A few years ago, a report in Newsweek analyzed Pakistan to have the largest WiMAX footprint in the world. This was the era of the Wateen push, with its devices landing in every nook and corner of the nation.
PTCL jumped on the bandwagon, as did other smaller operators like WorldCall. Then it was wi-tribe, Qubee and Infinity, making the nation an army of wireless internet users, with the word ‘dongle’ becoming a part of the daily speech.
However, like the mobile operators, there was only so much market to be covered. After all, while we would like to have our rural areas as developed and functional as the urban, the cost of internet remains a luxury for the masses. It is in this crowded market that most ISPs have to seek diversified streams of revenue.
The recent launch of tablet devices by wi-tribe showcases a change in thinking by the company. Instead of merely giving services, it has bundled devices for those services to provide a complete experience. The cellcos have been doing similar things with tablets and smartphones; however, the contrast comes in the bandwidth that either can provide to the consumer.
For mobile operators, data traffic travels on the same bandwidth available to the company for voice services. Hence, speeds rarely reach the point of scarily beautiful. For the ISPs this facet is different, as their bandwidth is entirely a data traffic expressway.

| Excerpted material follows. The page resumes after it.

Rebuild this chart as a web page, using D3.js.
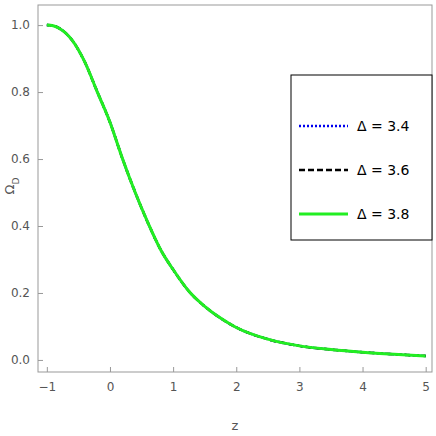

This means that while you will not be blown off your seat like in some advertisements, you will not be driven to the point of cursing the device and operator as the hourglass swivels to load your requested page.
While it is too early to judge whether this single offering will sway consumers, the industry is starting to peek out of its bubble and in some instances, listen to the customer. Most tablet manufacturers and dealers are now seeking partnerships with ISPs to promote and sell their latest gadgets, with cellular operators settling for smartphones.
With revenue growth required by both industry players, this arena is gearing for a battle. Rumors of Samsung Galaxy S II coming out with WiMAX can turn out to be a vital uptake for ISPs.
It is unlikely to match up to the price wars currently being played by the mobile companies; however, fair competition should end up giving consumers the best deal.